In the last millennium, when dinosaurs roamed the Earth and VHS was the (only) way to watch your movies at home, I spent a lot of my summer holidays helping out at the TV repair and video rental shop of one of my cousins, where I was both fascinated and terrified by some of the videos he had available to rent there (I was in single digits during my 'terrified' phase). Some of the titles that caught my attention the most included Matango, Fungus of Terror, The Last Horror Film, Spasms and Of Unknown Origin, purely because of the video sleeves. Well, recently I managed to get hold of one of those films, and so now it's time to see if it was worth walking past the display with my eyes closed for months on end by watching Of Unknown Origin.
Bart Hughes is a happily married man living in New York. He has a beautiful wife, a young son, and he is successful enough in his job as a banker that he is a near shoe-in for a promotion if he is able to show his bosses what he can do. When his wife and son go away on vacation in Vermont with his wife's family, Bart stays behind in their brownstone - that he has only recently finished renovating himself - to work on the project that will assure his promotion. His work is interrupted, however, by a large rat that has decided to make his walls and air ducts its home, and starts chewing through wiring, tubing, walls, metal, and anything else it takes a fancy to. At first, Bart just lays out traps for the rat, but when the rat proves to be smarter and more vicious than that he is forced to ramp up his efforts to catch it. His obsession with killing the rat grows and grows, interfering with the rest of his life, until it becomes an all-out battle between man and rat...
Well then. I can safely say that Of Unknown Origin is nothing like how my eight-year-old self imagined it to be. I mean, look at that poster! That image implies something very different than what the film actually turned out to be - ie. a rat about the size of a chihuahua making its home in a man's house and then getting a serious nark on when the Man objects to this. Even the title implies something more than the reality, like an alien rat or possibly a precursor to those mutant ratmen from Mulberry Street, when it actually refers to a subtitle in a book Bart reads about rats, where rats are said to be "of unknown origin". Quite frankly, I feel that after 30 years of wondering anticipation, I've been more than a little let down.
Actually, that's not entirely fair on Of Unknown Origin, because once you get past its misleading poster/video cover (and the trailer, which paints the rat as supernatural in origin), it's quite an interesting little thriller. It's clearly got themes of obsession running throughout, although the movie does beat you about the head with it a little too much by having Bart reading Moby Dick at one point and watching The Old Man And The Sea at another. We watch as Bart's obsession with the rat leads him to neglect other aspects of his life, most critically his job, and he becomes more and more psychotic in his determination to kill the rat, which by the end has probably ceased to be a rat and is now the earthly manifestation of all of his worries, fears and obstacles in his life, as he swings around a baseball bat with nails hammered through it, utterly destroying his renovated brownstone - the material proof of his success and upward mobility.
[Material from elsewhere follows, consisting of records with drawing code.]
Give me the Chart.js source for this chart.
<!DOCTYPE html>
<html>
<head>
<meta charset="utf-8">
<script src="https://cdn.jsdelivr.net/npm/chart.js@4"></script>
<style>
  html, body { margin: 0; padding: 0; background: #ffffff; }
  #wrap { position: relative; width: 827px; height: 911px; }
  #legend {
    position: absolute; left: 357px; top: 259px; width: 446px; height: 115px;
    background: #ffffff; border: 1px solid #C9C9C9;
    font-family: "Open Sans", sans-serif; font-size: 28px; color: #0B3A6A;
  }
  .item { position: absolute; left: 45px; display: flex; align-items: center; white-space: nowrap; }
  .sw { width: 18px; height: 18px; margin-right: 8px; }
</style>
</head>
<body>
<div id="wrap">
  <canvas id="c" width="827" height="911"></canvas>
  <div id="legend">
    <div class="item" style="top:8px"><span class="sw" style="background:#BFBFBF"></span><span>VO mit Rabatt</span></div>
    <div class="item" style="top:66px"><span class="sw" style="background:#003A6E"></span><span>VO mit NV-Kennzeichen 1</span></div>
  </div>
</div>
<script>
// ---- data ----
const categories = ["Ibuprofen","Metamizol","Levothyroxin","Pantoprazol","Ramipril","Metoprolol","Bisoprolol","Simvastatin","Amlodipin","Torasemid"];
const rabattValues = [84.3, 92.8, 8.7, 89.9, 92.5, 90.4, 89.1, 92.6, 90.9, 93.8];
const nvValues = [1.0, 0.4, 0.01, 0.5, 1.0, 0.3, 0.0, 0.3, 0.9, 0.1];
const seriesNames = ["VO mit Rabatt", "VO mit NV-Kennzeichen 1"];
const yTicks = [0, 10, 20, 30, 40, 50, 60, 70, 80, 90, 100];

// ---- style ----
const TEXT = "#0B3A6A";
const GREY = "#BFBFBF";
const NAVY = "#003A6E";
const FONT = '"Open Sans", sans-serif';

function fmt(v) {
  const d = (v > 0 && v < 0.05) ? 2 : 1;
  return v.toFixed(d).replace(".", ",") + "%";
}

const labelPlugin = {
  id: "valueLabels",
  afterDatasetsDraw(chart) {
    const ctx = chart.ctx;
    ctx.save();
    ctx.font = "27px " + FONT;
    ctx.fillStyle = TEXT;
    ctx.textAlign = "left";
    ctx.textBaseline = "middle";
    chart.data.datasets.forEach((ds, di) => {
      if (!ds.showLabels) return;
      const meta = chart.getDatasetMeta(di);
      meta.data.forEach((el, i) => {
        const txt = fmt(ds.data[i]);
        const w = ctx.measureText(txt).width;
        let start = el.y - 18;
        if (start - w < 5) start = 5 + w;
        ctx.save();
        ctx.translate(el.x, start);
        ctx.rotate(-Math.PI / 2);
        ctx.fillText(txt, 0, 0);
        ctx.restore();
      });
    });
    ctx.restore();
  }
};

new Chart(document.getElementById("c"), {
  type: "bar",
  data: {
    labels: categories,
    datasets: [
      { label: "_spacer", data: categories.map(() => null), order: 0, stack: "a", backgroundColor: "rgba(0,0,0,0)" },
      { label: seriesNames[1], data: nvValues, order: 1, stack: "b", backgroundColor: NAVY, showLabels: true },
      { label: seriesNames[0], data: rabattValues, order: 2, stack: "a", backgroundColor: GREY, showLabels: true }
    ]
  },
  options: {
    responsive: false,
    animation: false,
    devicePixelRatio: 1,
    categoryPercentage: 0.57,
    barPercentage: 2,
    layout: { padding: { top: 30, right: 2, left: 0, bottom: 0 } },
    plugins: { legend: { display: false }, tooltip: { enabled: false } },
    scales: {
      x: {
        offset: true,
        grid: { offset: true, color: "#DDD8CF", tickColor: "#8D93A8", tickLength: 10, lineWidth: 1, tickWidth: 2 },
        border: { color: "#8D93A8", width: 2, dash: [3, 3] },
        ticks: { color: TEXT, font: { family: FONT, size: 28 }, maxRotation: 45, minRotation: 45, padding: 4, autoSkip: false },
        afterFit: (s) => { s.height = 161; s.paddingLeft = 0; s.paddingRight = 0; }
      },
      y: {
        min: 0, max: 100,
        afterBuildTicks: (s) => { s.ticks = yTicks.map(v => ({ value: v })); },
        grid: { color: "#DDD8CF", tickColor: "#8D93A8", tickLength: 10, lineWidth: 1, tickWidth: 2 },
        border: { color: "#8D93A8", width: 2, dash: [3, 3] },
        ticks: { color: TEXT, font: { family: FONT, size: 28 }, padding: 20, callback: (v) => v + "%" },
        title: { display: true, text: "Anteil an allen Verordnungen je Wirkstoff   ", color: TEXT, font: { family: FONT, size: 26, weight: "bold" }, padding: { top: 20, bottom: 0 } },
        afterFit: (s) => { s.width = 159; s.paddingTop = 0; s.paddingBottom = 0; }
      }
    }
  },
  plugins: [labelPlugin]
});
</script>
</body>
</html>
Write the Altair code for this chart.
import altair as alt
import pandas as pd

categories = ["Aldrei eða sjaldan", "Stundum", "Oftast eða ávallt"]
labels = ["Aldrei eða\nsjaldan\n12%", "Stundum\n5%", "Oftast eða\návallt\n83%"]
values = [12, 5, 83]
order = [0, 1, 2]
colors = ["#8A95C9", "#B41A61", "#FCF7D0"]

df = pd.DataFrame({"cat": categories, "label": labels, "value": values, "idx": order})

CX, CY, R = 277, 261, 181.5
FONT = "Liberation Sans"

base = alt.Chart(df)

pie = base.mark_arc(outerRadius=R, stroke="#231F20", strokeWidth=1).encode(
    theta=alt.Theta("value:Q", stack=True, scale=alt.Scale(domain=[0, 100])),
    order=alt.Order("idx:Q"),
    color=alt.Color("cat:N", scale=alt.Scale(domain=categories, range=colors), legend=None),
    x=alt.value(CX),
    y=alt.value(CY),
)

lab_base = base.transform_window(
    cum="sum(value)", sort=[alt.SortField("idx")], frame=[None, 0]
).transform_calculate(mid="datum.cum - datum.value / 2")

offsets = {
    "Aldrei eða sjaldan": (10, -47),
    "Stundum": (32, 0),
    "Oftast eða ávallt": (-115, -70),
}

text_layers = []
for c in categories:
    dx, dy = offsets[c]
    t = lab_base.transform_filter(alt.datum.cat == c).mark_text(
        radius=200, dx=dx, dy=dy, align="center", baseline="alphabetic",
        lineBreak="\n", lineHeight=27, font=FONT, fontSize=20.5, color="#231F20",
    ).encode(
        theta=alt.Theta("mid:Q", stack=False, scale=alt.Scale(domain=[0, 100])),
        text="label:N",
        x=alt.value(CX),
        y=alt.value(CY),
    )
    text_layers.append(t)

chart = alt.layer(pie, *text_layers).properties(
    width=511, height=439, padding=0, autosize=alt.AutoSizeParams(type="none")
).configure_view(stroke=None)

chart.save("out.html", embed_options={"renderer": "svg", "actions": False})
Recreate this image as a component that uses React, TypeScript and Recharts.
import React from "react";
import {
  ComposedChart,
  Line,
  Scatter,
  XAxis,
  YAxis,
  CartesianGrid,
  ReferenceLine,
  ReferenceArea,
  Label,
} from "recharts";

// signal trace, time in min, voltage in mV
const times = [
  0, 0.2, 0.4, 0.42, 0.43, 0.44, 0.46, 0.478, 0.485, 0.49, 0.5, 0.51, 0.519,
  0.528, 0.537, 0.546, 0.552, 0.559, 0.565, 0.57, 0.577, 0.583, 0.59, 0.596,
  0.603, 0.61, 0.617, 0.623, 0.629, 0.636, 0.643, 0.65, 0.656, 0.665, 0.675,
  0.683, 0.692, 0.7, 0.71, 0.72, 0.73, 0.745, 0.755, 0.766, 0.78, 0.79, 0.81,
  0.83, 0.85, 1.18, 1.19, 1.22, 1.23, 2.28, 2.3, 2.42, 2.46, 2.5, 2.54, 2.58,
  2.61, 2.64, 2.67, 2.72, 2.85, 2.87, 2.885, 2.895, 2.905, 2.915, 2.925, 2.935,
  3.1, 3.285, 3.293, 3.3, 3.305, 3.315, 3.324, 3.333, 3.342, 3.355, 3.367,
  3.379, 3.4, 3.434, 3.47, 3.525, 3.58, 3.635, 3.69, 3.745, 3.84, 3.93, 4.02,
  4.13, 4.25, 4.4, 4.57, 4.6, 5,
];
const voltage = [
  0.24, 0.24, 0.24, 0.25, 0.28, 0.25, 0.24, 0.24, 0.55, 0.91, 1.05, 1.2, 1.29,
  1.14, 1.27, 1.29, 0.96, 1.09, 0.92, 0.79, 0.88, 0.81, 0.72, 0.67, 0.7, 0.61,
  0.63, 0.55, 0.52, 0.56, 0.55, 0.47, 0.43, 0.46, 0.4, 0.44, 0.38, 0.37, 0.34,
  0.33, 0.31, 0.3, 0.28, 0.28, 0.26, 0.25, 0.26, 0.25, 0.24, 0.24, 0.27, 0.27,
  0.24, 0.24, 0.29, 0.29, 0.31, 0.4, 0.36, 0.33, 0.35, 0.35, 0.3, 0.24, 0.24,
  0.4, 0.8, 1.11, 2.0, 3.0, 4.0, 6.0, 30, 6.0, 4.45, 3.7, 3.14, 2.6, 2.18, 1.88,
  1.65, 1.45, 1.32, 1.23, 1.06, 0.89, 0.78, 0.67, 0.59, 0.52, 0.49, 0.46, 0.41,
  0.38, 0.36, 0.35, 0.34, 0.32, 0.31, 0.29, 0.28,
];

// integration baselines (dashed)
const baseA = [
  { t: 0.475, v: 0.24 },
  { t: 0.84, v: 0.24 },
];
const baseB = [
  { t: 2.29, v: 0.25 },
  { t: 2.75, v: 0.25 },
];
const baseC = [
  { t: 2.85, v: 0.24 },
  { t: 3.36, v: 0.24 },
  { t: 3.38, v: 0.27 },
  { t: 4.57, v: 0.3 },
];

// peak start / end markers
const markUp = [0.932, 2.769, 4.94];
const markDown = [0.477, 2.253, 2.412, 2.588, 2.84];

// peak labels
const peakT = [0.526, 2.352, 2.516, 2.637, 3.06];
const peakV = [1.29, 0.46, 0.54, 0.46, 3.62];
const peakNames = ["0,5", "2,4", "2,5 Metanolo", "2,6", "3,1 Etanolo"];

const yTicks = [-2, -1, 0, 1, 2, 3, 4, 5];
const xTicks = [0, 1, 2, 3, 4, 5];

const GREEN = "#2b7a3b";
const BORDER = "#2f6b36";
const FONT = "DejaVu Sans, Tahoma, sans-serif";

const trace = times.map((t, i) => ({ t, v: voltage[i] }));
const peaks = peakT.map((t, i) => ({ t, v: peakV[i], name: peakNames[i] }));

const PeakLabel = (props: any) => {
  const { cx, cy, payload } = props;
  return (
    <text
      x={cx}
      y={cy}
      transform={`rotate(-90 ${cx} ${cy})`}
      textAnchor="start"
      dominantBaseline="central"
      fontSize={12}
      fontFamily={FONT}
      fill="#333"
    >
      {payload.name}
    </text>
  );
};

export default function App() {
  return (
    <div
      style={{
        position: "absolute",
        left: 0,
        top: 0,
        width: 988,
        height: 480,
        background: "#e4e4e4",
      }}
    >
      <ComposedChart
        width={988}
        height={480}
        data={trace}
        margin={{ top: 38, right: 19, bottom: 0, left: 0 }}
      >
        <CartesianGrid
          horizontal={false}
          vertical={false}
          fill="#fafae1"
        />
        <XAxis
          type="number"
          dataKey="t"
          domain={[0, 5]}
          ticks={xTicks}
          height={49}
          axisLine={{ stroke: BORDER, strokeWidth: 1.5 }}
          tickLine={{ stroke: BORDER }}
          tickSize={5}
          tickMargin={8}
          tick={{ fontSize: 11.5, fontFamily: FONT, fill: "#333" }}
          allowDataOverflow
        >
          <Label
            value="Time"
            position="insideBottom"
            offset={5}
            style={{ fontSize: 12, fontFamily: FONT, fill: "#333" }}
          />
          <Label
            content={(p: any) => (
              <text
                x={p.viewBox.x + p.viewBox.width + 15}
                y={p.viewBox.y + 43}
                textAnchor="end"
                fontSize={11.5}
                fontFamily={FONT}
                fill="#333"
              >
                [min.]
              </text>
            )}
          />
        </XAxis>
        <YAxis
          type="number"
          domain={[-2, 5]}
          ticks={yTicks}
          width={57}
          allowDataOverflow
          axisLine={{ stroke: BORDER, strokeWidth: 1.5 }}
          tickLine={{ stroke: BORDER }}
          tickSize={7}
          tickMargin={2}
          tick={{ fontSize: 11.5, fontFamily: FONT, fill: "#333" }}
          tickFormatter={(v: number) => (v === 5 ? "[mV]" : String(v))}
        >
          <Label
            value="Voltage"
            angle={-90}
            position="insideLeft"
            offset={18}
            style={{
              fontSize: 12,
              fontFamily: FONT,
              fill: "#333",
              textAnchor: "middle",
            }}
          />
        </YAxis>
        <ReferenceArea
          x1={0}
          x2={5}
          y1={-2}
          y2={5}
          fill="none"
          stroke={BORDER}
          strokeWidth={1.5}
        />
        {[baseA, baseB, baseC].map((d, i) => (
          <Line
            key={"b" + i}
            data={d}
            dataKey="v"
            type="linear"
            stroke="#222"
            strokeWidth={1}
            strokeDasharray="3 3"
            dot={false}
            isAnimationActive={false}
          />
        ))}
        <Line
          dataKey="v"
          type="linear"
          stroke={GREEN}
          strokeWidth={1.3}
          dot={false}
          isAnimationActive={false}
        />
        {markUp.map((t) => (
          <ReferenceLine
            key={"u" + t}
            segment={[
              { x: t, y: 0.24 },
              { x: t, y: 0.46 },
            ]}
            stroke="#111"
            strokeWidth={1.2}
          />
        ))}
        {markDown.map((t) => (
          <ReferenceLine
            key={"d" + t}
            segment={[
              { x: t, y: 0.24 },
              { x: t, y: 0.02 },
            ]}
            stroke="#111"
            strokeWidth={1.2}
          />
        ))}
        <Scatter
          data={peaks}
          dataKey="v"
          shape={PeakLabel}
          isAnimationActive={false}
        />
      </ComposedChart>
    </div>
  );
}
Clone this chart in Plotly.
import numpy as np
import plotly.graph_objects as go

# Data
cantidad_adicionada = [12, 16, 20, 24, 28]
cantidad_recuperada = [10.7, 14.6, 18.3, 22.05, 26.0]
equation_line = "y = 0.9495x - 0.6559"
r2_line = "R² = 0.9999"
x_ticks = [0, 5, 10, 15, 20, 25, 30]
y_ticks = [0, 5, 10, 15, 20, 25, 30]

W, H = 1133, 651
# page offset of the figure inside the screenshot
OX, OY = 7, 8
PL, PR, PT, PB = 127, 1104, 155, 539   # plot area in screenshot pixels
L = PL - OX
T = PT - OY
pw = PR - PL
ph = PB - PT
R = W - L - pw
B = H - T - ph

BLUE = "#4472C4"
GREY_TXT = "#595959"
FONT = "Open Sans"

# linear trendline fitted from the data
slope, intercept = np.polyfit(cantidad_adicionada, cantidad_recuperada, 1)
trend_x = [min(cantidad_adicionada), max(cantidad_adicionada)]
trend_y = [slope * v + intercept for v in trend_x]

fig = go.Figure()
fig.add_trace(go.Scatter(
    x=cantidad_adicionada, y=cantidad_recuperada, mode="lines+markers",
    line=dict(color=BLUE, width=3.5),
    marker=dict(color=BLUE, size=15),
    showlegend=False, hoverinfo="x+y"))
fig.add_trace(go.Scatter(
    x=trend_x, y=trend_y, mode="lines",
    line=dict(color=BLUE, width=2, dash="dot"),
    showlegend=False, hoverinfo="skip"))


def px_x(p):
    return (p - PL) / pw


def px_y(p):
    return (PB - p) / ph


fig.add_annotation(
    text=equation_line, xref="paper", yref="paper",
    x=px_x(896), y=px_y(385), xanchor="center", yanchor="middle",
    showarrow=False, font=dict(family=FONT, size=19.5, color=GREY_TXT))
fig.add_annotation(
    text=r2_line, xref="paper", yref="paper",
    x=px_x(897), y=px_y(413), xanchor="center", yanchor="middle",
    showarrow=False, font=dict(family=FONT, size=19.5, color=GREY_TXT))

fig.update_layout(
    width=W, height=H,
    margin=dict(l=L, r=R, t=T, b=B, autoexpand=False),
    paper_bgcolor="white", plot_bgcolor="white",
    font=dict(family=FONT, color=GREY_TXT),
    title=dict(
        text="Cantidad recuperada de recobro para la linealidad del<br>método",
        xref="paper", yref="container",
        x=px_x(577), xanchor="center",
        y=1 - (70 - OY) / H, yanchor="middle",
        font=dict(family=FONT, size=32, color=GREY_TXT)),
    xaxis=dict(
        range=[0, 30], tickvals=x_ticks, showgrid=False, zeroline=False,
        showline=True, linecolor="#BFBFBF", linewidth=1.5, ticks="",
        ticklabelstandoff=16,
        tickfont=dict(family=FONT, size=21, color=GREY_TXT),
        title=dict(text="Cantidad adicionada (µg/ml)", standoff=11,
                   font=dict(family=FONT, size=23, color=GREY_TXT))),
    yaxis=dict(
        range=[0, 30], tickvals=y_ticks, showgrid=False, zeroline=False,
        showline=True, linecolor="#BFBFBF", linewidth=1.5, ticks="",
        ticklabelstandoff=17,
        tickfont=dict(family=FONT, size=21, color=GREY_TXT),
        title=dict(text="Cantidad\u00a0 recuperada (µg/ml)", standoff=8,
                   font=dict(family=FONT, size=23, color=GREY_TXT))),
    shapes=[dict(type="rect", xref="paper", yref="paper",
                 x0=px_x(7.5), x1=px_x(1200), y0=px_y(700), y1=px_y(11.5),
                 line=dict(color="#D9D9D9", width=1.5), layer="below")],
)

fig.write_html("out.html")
It's Robocop Vs Giant Rat, except not literally because if it was Robocop the battle would have been over significantly quicker (although probably with the same amount of property damage). Of Unknown Origin was Peter Weller's first lead starring role in a film after about ten years of stage and TV roles, and he received the Best Actor award at the Paris Film Festival for his performance as Bart Hughes, and I have to say it's not undeserved. He doesn't become as scenery-chewingly psychotic as, say, Michael Keaton or Jack Nicholson or even Michael Ironside might have become in the same role; his obsessional madness is a more quiet and determined, but no less unnerving, type. Another way to gauge his madness might be to look at the traps he uses to try to kill the rat; he starts off with regular wooden ones (that the rat just chews through), then moves on to metal-jawed things that probably have a name like Rat Mutilator 3000, and by the end of the film it's a baseball bat with nails in.
We don't really get many full-on glimpses of the invading rat throughout the film; mostly we see its teeth, eyes, or tail as it scurries, chews and stalks its way around the house. Mainly our experience with the rat is seeing the damage it does, including the sad aftermath of rat Vs cat at one point, to hammer home the point that this is no ordinary rat (we don't see the cat actually being killed by the rat, just its corpse, and while this is a little upsetting it's also rather predictable narratively and also not in violation of the Carnography Rule of Animal Deaths in Film because it serves an actual purpose beyond just being a cheap way to shock and/or upset the audience, but be warned regardless). Since the rat is meant to be at least partly allegorical though, not getting a full look at it makes sense (and also I suspect a clear view would have revealed its almost certainly-animatronic nature and spoiled the effect). So in the end, while Of Unknown Origin might have turned out to be nothing like I imagined it to be, it's still an interesting film, and possibly easier for many of its audience to identify with, with its themes of obsession and control over one's life and home.